Des centaines de milliers d’hommes à la conquête de l’Europe
Mehmed IV confie la conduite de ses armées et de ses conquêtes à son grand vizir, Kara Mustafa. Celui-ci rassemble à Andrinople (aujourd'hui Edirne) près de 160.000 hommes venus de chaque recoin de l’immense Empire ottoman. Le 31 mars 1683, le grand vizir lance ses troupes vers l'Europe, déterminées à s'emparer de Vienne, puis, si Allah le veut, de Prague, de la Rhénanie et, enfin, de Rome. Alerté, l'empereur Léopold Ier d'Autriche forme une alliance avec la Pologne pour constituer en urgence une armée. Mais seuls 10.000 hommes peuvent être réunis pour la défense de Vienne. Le 14 juillet, les troupes ottomanes arrivent aux portes de la ville. À cet instant, l'Europe retient son souffle : Vienne tombera-t-elle et, avec elle, l’Occident ?
Vienne, seule et assiégée
Kara Mustafa fait encercler la ville autrichienne par ses troupes, coupant ainsi toute possibilité de fuite. Il ordonne également de creuser de profondes tranchées, défendues par ses farouches janissaires, tandis que la redoutable artillerie ottomane pilonne sans relâche les remparts autrichiens. Du côté des assiégés, l’espoir s’amenuise. Quelques sorties héroïques sont tentées pour repousser les assaillants, qui cherchent à poser des mines sous les murs de la ville, mais chaque contre-attaque coûte un lourd tribut en vies humaines. Ainsi, malgré leur bravoure, les Autrichiens savent que leur seule chance de victoire repose sur la venue d'une armée de secours provenant de l'extérieur. Celle-ci progresse, mais son arrivée se fait attendre. En effet, rassembler suffisamment de troupes prend du temps et l'armée de secours doit d'abord affronter les armées ottomanes détachées du siège de Vienne et qui patrouillent en Europe. Entre-temps, Kara Mustafa continue de resserrer son étau sur la ville autrichienne. Ainsi, le 9 septembre 1683, il parvient enfin à ouvrir quelques brèches dans les murailles. La victoire semble alors à portée de main.
Une victoire miraculeuse
Comme par miracle, le 12 septembre 1683, Charles de Lorraine et le roi de Pologne, Jean III Sobieski, arrivent enfin près de Vienne avec une armée de quelque 50.000 hommes, composée d'Autrichiens, d'Allemands, de Polonais, de Suédois et d'Italiens.
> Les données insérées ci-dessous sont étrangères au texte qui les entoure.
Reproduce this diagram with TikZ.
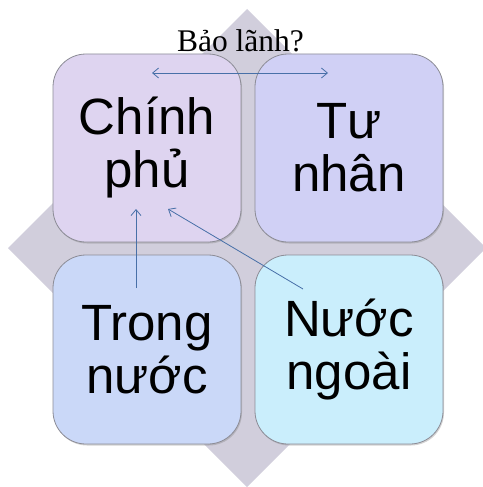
\documentclass[tikz,border=0pt]{standalone}
\usepackage{fontspec}
\setmainfont{Liberation Serif}
\newfontfamily\boxfont{Liberation Sans}
\usetikzlibrary{arrows.meta,shadows}
\definecolor{diamondc}{RGB}{209,206,220}
\definecolor{tlc}{RGB}{222,212,240}
\definecolor{trc}{RGB}{208,208,245}
\definecolor{blc}{RGB}{202,216,248}
\definecolor{brc}{RGB}{202,238,252}
\definecolor{edgec}{RGB}{140,140,150}
\definecolor{arrc}{RGB}{72,112,168}
\tikzset{
  quad/.style={draw=edgec, line width=0.8pt, rounded corners=33pt,
    drop shadow={opacity=0.35, shadow xshift=1pt, shadow yshift=-1.5pt}},
  quadtext/.style={font=\boxfont\fontsize{51}{53}\selectfont, align=center, text=black},
  tipb/.style={Straight Barb[length=6pt,width=10pt]},
  link/.style={draw=arrc, line width=0.8pt, -{Straight Barb[length=6pt,width=10pt]}},
}
\begin{document}
\begin{tikzpicture}[x=1pt,y=-1pt]
\useasboundingbox (0,0) rectangle (482,487);
% diamond
\fill[diamondc] (247,9) -- (486,248) -- (247,487) -- (8,248) -- cycle;
% boxes
\path[quad, fill=tlc] (53,54) rectangle (241,242);
\path[quad, fill=trc] (255,54) rectangle (443,242);
\path[quad, fill=blc] (53,255) rectangle (241,444);
\path[quad, fill=brc] (255,255) rectangle (443,444);
% texts
\node[quadtext] (gov) at (147,148) {Chính\\phủ};
\node[quadtext] (priv) at (349,148) {Tư\\nhân};
\node[quadtext] (dom) at (147,350) {Trong\\nước};
\node[quadtext] (for) at (349,350) {Nước\\ngoài};
\node[font=\fontsize{31.5}{34}\selectfont, inner sep=0pt, anchor=base] (guar) at (240.5,52) {Bảo lãnh?};
% connector points
\coordinate (gL) at (152,73);
\coordinate (pR) at (328,73);
\coordinate (gB1) at (136,209);
\coordinate (gB2) at (168,209);
\coordinate (dT) at (136,288);
\coordinate (fT) at (303,289);
\draw[link, {Straight Barb[length=6pt,width=10pt]}-{Straight Barb[length=6pt,width=10pt]}] (gL) -- (pR);
\draw[link] (dT) -- (gB1);
\draw[link] (fT) -- (gB2);
\end{tikzpicture}
\end{document}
Les Français, eux, manqueront à l'appel. L'attaque est lancée contre les troupes ottomanes, qui se retrouvent rapidement prises au piège entre leurs nouveaux assaillants et l'artillerie viennoise. Les rares survivants de l'armée de Mehmed IV fuient le champ de bataille, abandonnant armes et provisions. Kara Mustafa rentre honteux à Belgrade et est exécuté sur l'ordre du sultan à la suite de sa cuisante défaite.
Ainsi, ce 12 septembre 1683, une Europe unie a su mettre de côté ses divergences politiques pour vaincre un ennemi commun et mortel. Comme le souligne Paolo Cau, spécialiste de l'Histoire militaire, dans son ouvrage Les 100 plus grandes batailles de l'Histoire, « les troupes du sultan ne se présenteront jamais plus sous les murs de la capitale des Habsbourg ». Car depuis cette défaite, l'Empire ottoman n'a plus entrepris de conquêtes de cette envergure contre la chrétienté et son déclin s'est prolongé jusqu'à sa chute finale en 1922.